Homeowners that still have equity in their homes have a good chance handling their debt problems. By refinancing your current mortgage for a larger amount to help you pay off or pay down some of the debt you have, it will free up cash on a monthly basis.
Is this a good option for you?
Each person's situation is different; however you should consider how this type of debt consolidation could save you money. For a lot of individuals, unsecured debts like credit card debts, personal loans and medical bills can be expensive and absolutely difficult to manage.
What's the risk?
One important thing to consider for anyone who is considering refinancing their debt through a mortgage is the risk you are taking. Unsecured debts are just that, unsecured. Creditors can't repossess anything if you can't pay. However when you refinance your mortgage to pay off your unsecured debt, this means that your home is now at risk if the debt cannot be paid. This is not what you want, so before considering utilizing your home to pay off debt, consider how well this type of risk fits with your agenda.
There are a number of reasons why refinancing debt can be a good thing.

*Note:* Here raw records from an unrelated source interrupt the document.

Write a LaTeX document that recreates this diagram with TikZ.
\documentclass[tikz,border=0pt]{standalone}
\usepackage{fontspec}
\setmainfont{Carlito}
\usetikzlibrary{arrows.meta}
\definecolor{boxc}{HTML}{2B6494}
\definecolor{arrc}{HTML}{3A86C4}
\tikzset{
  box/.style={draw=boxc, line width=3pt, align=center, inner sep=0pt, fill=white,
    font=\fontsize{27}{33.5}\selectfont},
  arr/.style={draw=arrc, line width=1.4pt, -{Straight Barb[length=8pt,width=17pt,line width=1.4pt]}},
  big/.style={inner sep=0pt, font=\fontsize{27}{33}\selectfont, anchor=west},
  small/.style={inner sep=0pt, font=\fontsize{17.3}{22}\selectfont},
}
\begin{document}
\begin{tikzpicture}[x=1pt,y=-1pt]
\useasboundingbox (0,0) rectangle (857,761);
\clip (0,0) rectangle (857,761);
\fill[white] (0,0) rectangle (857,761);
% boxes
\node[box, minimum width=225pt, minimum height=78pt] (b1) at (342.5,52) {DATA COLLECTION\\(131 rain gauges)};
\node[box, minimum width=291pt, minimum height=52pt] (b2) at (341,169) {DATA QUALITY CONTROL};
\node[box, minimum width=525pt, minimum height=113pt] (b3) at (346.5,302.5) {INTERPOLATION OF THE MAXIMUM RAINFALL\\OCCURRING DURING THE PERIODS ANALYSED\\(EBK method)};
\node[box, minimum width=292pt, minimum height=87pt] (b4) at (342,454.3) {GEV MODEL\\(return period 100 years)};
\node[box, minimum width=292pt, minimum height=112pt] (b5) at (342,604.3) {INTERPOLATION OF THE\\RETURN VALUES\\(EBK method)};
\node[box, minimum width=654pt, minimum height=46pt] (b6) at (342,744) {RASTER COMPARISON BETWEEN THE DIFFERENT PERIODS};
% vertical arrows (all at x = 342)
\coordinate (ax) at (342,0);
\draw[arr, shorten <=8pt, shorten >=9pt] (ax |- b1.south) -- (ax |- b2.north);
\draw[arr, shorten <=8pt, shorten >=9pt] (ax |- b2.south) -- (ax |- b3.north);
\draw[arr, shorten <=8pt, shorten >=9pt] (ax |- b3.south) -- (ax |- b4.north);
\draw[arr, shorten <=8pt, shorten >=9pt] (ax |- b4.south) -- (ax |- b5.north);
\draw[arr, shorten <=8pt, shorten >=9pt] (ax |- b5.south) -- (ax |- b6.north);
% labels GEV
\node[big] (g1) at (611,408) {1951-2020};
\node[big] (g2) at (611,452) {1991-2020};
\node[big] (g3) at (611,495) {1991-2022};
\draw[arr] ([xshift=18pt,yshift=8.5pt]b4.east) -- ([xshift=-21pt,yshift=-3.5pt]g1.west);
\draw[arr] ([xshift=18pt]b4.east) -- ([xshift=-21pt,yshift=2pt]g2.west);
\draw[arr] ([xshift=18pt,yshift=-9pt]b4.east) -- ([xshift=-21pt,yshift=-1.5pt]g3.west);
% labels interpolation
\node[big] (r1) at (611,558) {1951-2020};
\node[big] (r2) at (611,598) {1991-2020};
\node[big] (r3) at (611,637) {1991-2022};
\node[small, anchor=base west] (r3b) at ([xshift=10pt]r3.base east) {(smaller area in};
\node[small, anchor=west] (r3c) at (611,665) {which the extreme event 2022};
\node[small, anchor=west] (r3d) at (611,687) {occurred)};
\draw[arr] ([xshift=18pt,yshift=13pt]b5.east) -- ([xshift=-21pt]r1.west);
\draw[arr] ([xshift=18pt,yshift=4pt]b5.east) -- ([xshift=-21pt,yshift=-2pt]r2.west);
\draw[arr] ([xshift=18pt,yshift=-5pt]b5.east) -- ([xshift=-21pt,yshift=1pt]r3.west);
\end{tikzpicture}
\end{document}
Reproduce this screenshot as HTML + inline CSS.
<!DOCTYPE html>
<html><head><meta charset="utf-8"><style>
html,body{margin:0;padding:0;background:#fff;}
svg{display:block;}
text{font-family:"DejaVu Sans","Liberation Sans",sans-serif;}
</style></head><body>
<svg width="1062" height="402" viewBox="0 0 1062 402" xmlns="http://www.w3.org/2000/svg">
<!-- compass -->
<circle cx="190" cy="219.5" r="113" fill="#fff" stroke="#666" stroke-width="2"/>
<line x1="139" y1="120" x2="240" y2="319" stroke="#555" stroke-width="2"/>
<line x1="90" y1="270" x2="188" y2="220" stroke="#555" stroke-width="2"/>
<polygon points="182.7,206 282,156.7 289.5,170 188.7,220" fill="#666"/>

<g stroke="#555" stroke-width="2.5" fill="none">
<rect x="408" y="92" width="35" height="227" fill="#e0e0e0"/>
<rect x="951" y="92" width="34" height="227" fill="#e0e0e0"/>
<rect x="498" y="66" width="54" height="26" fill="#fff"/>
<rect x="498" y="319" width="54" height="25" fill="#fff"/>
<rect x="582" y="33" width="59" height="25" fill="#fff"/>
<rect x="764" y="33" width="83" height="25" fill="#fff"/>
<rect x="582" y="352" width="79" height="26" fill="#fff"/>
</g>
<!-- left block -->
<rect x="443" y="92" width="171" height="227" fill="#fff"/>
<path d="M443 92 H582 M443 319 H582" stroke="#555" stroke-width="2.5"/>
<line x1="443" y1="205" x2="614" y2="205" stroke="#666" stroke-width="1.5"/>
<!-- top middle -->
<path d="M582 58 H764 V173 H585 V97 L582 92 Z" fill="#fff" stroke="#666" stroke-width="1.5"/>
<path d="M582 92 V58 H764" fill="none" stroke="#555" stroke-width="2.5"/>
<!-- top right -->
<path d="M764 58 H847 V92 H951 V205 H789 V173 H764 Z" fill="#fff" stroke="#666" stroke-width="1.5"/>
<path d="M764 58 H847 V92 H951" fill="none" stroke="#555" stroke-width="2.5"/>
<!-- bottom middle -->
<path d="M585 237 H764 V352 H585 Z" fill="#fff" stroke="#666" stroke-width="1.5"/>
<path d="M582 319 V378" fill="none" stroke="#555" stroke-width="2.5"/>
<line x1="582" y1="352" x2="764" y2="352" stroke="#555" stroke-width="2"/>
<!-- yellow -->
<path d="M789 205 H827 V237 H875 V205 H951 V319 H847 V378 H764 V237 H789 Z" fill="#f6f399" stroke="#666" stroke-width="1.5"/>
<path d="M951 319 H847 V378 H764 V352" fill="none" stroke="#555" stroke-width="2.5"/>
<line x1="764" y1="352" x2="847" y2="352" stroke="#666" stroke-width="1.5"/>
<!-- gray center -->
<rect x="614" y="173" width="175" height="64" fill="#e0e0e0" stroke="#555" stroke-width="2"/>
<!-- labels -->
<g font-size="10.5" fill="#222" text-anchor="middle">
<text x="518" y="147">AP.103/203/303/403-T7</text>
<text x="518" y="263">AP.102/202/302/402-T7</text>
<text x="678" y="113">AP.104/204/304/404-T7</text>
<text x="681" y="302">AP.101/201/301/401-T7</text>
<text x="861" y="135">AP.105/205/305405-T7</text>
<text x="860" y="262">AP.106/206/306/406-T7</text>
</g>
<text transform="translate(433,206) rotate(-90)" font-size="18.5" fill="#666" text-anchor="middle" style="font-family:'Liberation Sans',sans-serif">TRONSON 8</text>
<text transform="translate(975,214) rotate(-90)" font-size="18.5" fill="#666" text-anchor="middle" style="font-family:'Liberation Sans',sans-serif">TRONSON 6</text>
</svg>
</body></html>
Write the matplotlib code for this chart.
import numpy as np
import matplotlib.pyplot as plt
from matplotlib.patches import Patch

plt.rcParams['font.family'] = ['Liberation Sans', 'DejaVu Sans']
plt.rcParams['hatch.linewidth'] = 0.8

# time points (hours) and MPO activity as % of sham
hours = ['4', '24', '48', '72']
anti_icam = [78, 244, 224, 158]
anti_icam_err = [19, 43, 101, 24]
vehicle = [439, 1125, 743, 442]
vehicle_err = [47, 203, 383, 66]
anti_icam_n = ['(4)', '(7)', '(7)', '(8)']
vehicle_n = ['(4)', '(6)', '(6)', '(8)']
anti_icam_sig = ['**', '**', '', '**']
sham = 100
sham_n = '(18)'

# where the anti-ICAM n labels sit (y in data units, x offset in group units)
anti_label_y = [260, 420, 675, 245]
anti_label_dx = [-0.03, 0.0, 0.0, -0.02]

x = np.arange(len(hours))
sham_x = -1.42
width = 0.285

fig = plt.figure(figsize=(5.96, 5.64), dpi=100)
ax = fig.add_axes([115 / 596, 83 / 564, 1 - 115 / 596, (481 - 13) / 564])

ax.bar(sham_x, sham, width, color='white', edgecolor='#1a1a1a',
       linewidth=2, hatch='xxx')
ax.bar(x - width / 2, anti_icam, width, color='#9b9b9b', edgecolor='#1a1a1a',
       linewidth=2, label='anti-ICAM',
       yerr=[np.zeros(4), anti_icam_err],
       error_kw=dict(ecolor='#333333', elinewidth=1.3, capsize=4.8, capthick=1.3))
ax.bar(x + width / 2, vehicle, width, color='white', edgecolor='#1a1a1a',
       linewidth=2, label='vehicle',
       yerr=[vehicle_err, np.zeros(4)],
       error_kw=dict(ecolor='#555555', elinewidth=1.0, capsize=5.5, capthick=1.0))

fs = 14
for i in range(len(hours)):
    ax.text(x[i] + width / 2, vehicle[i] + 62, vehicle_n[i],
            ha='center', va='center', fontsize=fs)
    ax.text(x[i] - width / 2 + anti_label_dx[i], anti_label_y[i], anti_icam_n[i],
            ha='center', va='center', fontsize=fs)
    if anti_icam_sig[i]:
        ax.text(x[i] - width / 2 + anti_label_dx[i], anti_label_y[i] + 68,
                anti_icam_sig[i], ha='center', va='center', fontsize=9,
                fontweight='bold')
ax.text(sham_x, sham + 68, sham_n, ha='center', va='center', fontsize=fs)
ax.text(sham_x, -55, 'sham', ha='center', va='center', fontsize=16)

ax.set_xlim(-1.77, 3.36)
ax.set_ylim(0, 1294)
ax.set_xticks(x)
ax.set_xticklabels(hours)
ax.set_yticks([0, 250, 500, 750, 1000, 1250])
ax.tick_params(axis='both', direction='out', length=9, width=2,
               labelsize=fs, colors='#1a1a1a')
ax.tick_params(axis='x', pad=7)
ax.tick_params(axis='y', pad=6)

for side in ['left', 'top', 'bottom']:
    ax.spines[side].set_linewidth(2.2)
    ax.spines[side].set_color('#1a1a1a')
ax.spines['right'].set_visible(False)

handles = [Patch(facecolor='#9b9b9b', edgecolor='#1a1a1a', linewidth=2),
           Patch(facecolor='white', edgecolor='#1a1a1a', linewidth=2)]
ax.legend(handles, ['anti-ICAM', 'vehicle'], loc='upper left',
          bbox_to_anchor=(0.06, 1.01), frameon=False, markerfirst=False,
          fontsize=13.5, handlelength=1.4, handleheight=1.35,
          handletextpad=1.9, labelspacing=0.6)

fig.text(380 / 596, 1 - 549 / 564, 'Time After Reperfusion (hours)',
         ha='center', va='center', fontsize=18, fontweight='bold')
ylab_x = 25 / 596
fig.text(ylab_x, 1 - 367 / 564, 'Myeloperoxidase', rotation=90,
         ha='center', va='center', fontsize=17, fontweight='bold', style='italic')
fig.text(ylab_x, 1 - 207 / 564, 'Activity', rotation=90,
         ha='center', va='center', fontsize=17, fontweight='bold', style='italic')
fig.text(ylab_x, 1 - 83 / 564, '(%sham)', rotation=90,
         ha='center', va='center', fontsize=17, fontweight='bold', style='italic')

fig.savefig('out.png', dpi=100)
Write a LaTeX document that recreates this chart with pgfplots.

• Mortgage loans are much lower in interest than unsecured debts, so you'd save a substantial amount of money in the long term in interest payments. If you are currently paying, between 18 to 25 percent in interest on credit card debt, paying 6 or so is a blessing.
• With this option, you boost your credit by paying off all of your other debts in full. You are making all of your debt payments in full.
• One monthly payment for your debts now, your mortgage.
Debt can be hard to handle but acquiring the knowledge of little tricks and tips can help out in the long run.